Using the listing below, extract each line that has the word "with" in it.

____ PROVIDED MATERIAL

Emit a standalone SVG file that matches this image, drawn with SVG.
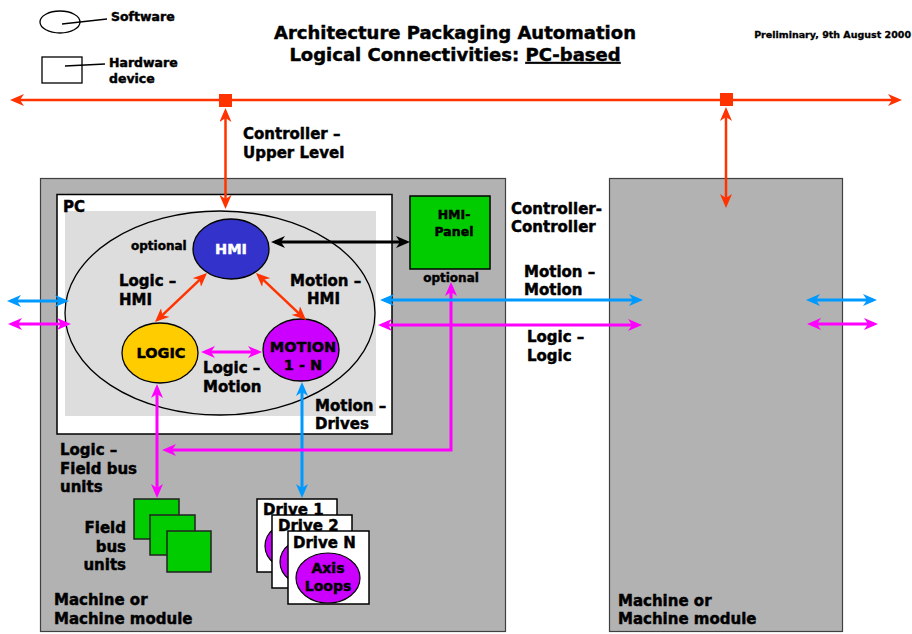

________
____ PROVIDED MATERIAL

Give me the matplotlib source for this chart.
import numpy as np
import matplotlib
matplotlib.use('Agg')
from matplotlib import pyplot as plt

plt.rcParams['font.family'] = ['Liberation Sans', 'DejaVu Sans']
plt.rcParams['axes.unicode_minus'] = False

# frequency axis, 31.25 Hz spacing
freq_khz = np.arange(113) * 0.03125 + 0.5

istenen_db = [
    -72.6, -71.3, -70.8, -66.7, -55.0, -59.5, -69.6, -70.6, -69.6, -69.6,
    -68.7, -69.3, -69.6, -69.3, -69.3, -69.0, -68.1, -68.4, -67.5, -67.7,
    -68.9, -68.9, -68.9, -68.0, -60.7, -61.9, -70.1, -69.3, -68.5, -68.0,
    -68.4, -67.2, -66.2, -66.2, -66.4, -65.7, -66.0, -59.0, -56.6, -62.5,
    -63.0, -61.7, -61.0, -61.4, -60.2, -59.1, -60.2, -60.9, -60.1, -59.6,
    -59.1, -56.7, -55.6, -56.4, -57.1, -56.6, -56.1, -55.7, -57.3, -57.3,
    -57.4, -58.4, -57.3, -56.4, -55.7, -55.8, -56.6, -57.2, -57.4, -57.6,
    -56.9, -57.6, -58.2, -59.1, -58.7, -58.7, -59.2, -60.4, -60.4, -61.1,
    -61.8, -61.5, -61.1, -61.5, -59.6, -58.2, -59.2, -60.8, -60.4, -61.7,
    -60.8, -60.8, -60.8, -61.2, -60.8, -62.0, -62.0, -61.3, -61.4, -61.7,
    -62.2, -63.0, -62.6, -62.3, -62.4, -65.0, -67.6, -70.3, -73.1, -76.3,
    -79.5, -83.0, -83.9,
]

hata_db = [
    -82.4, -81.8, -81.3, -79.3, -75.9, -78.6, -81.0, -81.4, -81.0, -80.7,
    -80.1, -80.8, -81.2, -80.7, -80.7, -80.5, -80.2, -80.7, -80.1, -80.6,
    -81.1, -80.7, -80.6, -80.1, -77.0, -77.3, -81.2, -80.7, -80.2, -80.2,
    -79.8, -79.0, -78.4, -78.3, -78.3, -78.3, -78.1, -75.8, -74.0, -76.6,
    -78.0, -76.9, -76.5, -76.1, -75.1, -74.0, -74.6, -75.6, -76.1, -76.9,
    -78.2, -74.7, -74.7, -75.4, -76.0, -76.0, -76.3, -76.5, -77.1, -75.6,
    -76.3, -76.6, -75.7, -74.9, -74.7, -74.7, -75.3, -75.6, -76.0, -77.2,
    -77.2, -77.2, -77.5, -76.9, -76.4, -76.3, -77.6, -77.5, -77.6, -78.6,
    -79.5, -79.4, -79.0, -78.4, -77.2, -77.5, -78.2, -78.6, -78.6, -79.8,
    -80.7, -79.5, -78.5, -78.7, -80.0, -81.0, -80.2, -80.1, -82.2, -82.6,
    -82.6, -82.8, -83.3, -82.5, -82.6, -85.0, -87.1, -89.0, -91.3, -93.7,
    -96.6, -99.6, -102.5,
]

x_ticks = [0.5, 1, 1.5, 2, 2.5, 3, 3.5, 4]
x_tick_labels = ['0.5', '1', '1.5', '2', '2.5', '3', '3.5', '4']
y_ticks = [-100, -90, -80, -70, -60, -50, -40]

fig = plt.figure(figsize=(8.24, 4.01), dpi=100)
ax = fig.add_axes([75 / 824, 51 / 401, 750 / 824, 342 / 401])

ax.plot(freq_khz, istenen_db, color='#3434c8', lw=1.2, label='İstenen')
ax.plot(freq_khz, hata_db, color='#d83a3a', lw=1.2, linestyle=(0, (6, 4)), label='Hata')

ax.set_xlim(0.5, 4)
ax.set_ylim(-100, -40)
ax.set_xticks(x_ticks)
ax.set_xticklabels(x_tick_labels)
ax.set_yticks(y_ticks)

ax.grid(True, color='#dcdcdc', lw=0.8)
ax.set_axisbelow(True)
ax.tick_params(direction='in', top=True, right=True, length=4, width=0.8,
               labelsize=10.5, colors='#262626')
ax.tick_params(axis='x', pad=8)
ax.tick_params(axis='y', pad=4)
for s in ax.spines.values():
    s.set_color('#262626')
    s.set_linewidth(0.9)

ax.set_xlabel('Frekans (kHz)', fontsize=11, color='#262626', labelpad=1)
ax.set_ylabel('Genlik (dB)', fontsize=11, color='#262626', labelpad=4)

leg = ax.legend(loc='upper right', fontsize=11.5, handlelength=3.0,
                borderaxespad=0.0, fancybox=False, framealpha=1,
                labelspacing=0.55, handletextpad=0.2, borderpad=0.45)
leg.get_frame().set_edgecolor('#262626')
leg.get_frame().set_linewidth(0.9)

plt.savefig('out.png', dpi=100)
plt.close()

________
____ PROVIDED MATERIAL

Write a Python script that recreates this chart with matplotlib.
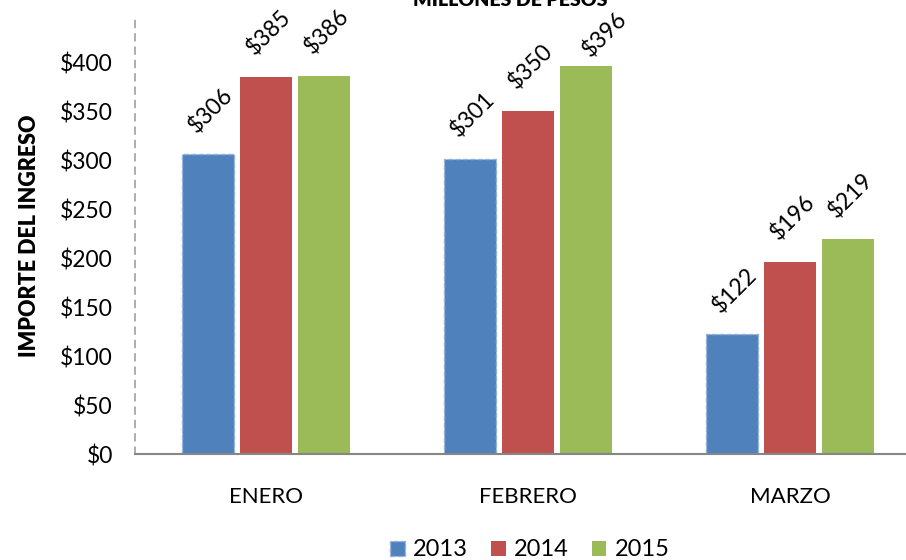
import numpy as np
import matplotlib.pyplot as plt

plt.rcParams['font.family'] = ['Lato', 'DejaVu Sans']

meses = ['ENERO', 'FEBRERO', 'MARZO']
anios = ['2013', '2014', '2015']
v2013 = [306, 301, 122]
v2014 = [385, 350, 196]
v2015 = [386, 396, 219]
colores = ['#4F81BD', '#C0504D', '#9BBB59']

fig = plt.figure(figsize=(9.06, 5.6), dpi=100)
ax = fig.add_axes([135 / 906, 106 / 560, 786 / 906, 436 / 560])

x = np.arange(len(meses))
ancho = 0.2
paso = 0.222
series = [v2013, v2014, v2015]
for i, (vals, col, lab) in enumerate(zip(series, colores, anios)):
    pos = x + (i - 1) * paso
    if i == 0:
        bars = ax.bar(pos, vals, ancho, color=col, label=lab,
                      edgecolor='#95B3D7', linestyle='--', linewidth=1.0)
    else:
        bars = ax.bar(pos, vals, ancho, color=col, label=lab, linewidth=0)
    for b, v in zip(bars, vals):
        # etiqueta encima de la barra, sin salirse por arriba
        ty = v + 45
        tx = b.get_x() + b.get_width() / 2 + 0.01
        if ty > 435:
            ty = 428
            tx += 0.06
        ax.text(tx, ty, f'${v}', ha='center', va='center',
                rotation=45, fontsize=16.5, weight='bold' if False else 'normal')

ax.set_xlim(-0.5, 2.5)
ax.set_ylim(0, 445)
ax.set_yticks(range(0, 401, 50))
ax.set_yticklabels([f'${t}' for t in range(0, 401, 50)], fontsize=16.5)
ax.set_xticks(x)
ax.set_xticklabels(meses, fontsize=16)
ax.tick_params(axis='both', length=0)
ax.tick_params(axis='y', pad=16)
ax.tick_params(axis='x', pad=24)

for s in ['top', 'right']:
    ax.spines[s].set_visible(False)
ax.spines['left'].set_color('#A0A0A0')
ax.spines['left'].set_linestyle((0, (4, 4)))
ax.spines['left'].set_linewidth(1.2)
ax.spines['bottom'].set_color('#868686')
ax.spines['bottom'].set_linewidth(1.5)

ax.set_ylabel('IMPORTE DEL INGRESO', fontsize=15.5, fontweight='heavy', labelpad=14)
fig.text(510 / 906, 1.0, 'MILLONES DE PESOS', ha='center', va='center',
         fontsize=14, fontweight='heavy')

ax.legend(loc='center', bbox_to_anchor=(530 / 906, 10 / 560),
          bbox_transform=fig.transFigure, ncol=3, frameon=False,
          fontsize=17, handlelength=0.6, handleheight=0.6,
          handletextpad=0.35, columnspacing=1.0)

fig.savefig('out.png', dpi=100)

________

RESPONSE TO THIS TASK ::
Emit a standalone SVG file that matches this image, drawn with SVG.
Write a Python script that recreates this chart with matplotlib.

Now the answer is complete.